The other day while waiting for yoga, I was witness to the cutest thing ever in the training area. Khris was training an older lady and he told her he was going to have her do one box jump. First he had her do step ups on the step with several risers. Then he took the risers out and just left it really low.

He talked her through it and stood in front of her. She asked if she could hold his hands. He said yes, but told her she wouldn't need them. She jumped, but she really just stepped up one foot at a time really fast and they both laughed. Khris said, I held your hands for that!?!

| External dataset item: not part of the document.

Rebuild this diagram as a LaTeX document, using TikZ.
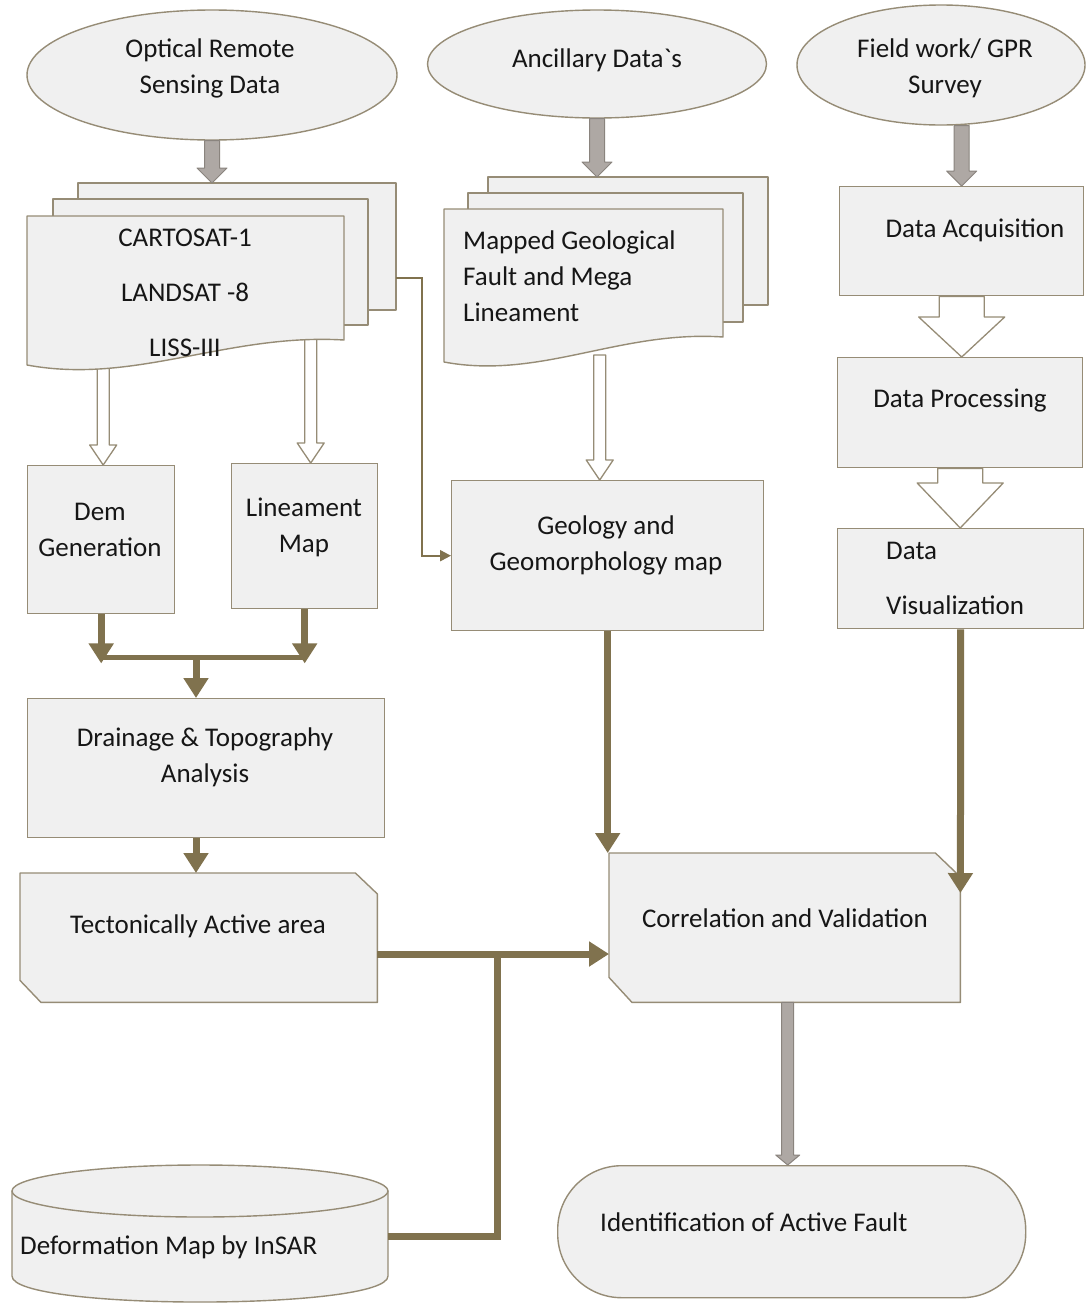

She walked back behind the step to try again! He talked her through it and she did it. She said, that was loud. He said, yes, but you did it. She walked back behind the step to try again! He talked her through how to land lighter. She did it. And it was lighter.

She walked back behind the step to try again! He told her a few things, but she just tried again and it was even lighter. They were both smiling, laughing and talking, and I was smiling watching. I had just watched him trick her into doing 4 box jumps when he said he just wanted her to try one.

I was smiling because it was so adorable, but also because I recognized his trickery! I have been a party to that trickery!!

When I first signed up for training I told Khris that I couldn't do anything high impact. I remember being worried that a trainer would push me too hard and I wouldn't be able to handle it. Back then I was very fragile in every way that you can be fragile.

In all honesty, even when I wasn't in the most pain in my life, I never liked high impact things. I never liked jumping. The only high impact thing I ever liked or did was with forward motion. I loved sprinting and hurdles. But I never liked anything with jumping from scratch like in volleyball or jump rope or jumping jacks, etc.

The only time I seemed to be able to do high impact things was in water aerobics or on the mini-trampoline. I need some kind of cushion or something. Anyway, I'm getting distracted.

I remember the first thing Khris tricked me into doing was the burpee. He started me with the BOSU and had me step back and jump in. He talked me through it the way he talked that lady through her box jumps. He talks you through it in such a way that you can't even think of not doing it. You just do it.

You do it no matter how much you think you don't want to do it. You do it no matter how terrible it turns out. You do it again because you want the first awful one to get better. Then you do it again because you realize you can do it even better. Then Khris will give you a modification or something that will make it turn out even better.

For me and the BOSU burpee, that modification turned out to be making my feet land far apart-wider. It wasn't as pretty, but it helped me land steady and feel confident and made them fun. It made me want to do more. And just like that, I was doing burpees. Damn. He tricked me!!!

I still can't find whatever it takes to do the burpee with my hands on the floor. I can't propel myself back. I can do it with my hands on a step or on a BOSU, but not with my hands on the floor.

But he still tricks me. He tells me I can and to just land short. I hate them. But I try. I will get them somehow. It will probably take me a year or so, but I'll get them.

He's tricked me into doing jump squats. He's tricked me into doing box jumps. He's tricked me into doing mountain climbers and jogging. But I trust him. I know he wouldn't trick me into something if he didn't think I could do it.

One day he walked back to the training area with a jump rope in his hand. I didn't say anything and we didn't do anything with it. But I haven't forgotten that. Maybe one day I'll be jumping rope for joy! Even just for one jump!